A study conducted by Professor Lars Sjöström, Prof Lena Carlsson and their team at Sahlgrenska Academy, University of Gothenburg, has found that bariatric surgery is considerably more effective than traditional care and lifestyle changes in preventing diabetes among people with obesity.
The treatment group consisted of 1,658 subjects who had undergone bariatric surgery, while the control group consisted of 1,771 equally obese people who had received traditional care.
During 15-year follow-up, 392 people in the control group and only 110 people in the treatment group developed diabetes.
“Our results show that bariatric surgery can reduce the risk of developing diabetes by more than 80%,” Professor Sjöström says. “This is an extremely high figure.”
The study is based on an extensive study entitled Swedish Obese Subjects (SOS), which has given rise to more than 90 scientific articles and demonstrated that bariatric surgery is also highly beneficial when it comes to cancer, cardiovascular disease, total mortality and health-related quality of life.
“Both women and men benefited in terms of diabetes,” Professor Sjöström says, “but the degree of obesity at baseline did not affect the results.”

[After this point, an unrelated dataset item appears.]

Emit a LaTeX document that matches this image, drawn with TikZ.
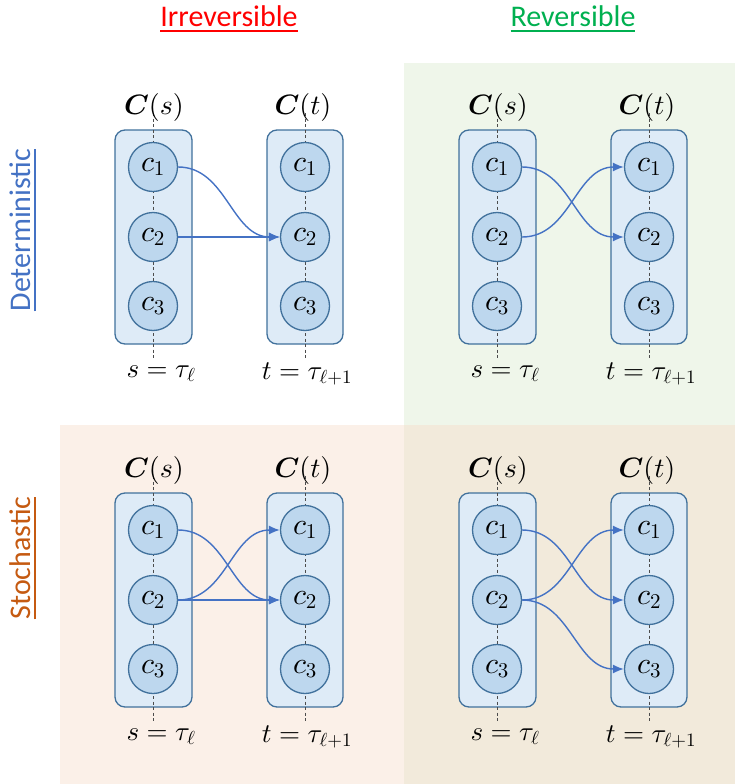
\documentclass[tikz,border=0pt]{standalone}
\usepackage{amsmath}
\usepackage[no-math]{fontspec}
\setmainfont{Carlito}
\usetikzlibrary{arrows.meta}

% scalable Computer Modern math at any size
\DeclareFontFamily{OML}{cmm}{\skewchar\font127}
\DeclareFontShape{OML}{cmm}{m}{it}{<->cmmi10}{}
\DeclareFontShape{OML}{cmm}{b}{it}{<->cmmib10}{}
\DeclareFontFamily{OT1}{cmr}{\hyphenchar\font45}
\DeclareFontShape{OT1}{cmr}{m}{n}{<->cmr10}{}
\DeclareFontShape{OT1}{cmr}{bx}{n}{<->cmbx10}{}
\DeclareFontFamily{OMS}{cmsy}{\skewchar\font48}
\DeclareFontShape{OMS}{cmsy}{m}{n}{<->cmsy10}{}
\DeclareFontShape{OMS}{cmsy}{b}{n}{<->cmbsy10}{}

\newcommand{\ulined}[1]{\vtop{\hbox{#1}\kern3pt\hrule height 2pt}}

\definecolor{boxfill}{HTML}{DEEBF7}
\definecolor{cellfill}{HTML}{BDD7EE}
\definecolor{boxline}{HTML}{41719C}
\definecolor{arrowblue}{HTML}{4472C4}
\definecolor{irrred}{HTML}{FF0000}
\definecolor{revgreen}{HTML}{00B050}
\definecolor{stoorange}{HTML}{C55A11}
\definecolor{bggreen}{HTML}{EFF6EA}
\definecolor{bgpeach}{HTML}{FBF0E8}
\definecolor{bgtan}{HTML}{F2EADB}

\tikzset{
  panelbox/.style={draw=boxline, fill=boxfill, line width=1.3pt, rounded corners=10pt},
  cell/.style={circle, draw=boxline, fill=cellfill, line width=1.3pt,
    minimum size=49pt, inner sep=0pt, font=\fontsize{30}{34}\selectfont},
  timeline/.style={draw=black!70, line width=.9pt, dash pattern=on 3pt off 2.5pt},
  head/.style={font=\fontsize{28}{32}\selectfont},
  foot/.style={font=\fontsize{27}{32}\selectfont},
  title/.style={font=\fontsize{30}{36}\selectfont},
  flow/.style={draw=arrowblue, line width=1.4pt, -{Latex[length=11pt,width=9pt]}},
}

\begin{document}
\begin{tikzpicture}[x=1pt,y=-1pt]
		\useasboundingbox (0,0) rectangle (735,784);
		
		% quadrant backgrounds
		\fill[bggreen] (404,63) rectangle (735,425);
		\fill[bgpeach] (60,425) rectangle (404,784);
		\fill[bgtan] (404,425) rectangle (735,784);
		
		\node[title, text=irrred] (irr) at (229,19) {\ulined{Irreversible}};
		\node[title, text=revgreen] (rev) at (573,19) {\ulined{Reversible}};
		\node[title, text=arrowblue, rotate=90] (det) at (23,230) {\ulined{Deterministic}};
		\node[title, text=stoorange, rotate=90] (sto) at (23,558) {\ulined{Stochastic}};
		
		% one panel per quadrant
		\foreach \p/\dx/\dy in {a/0/0, b/344/0, c/0/363, d/344/363}{
			\begin{scope}[shift={(\dx,\dy)}]
				\draw[panelbox] (115,130) rectangle (192,344);
				\draw[panelbox] (267,130) rectangle (343,344);
				\draw[timeline] (153,113) -- (153,358);
				\draw[timeline] (305,113) -- (305,358);
				\foreach \i/\y in {1/167, 2/237, 3/306}{
					\node[cell] (s\p\i) at (153,\y) {$c_\i$};
					\node[cell] (t\p\i) at (305,\y) {$c_\i$};
				}
				\node[head] (hs\p) at (154,107) {$\boldsymbol{C}(s)$};
				\node[head] (ht\p) at (303,107) {$\boldsymbol{C}(t)$};
				\node[foot] (fs\p) at (161,374) {$s=\tau_\ell$};
				\node[foot] (ft\p) at (307,374) {$t=\tau_{\ell+1}$};
			\end{scope}
		}
		
		\draw[flow] (sa1.east) to[out=0,in=180] (ta2.west);
		\draw[flow] (sa2.east) -- (ta2.west);
		
		\draw[flow] (sb1.east) to[out=0,in=180] (tb2.west);
		\draw[flow] (sb2.east) to[out=0,in=180] (tb1.west);
		
		\draw[flow] (sc1.east) to[out=0,in=180] (tc2.west);
		\draw[flow] (sc2.east) to[out=0,in=180] (tc1.west);
		\draw[flow] (sc2.east) -- (tc2.west);
		
		\draw[flow] (sd1.east) to[out=0,in=180] (td2.west);
		\draw[flow] (sd2.east) to[out=0,in=180] (td1.west);
		\draw[flow] (sd2.east) to[out=0,in=180] (td3.west);
\end{tikzpicture}
\end{document}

The article, “Bariatric Surgery and Prevention of Type 2 Diabetes in Swedish Obese Persons,” will appear in the August 23 issue of NEJM.
FACTS ABOUT THE SOS STUDY
Swedish Obese Subjects (SOS) is one of the largest studies ever conducted on obesity treatment. The results of the study helped raise the number of bariatric operations in Sweden from a few hundred in 1987 to almost 10,000 in 2011.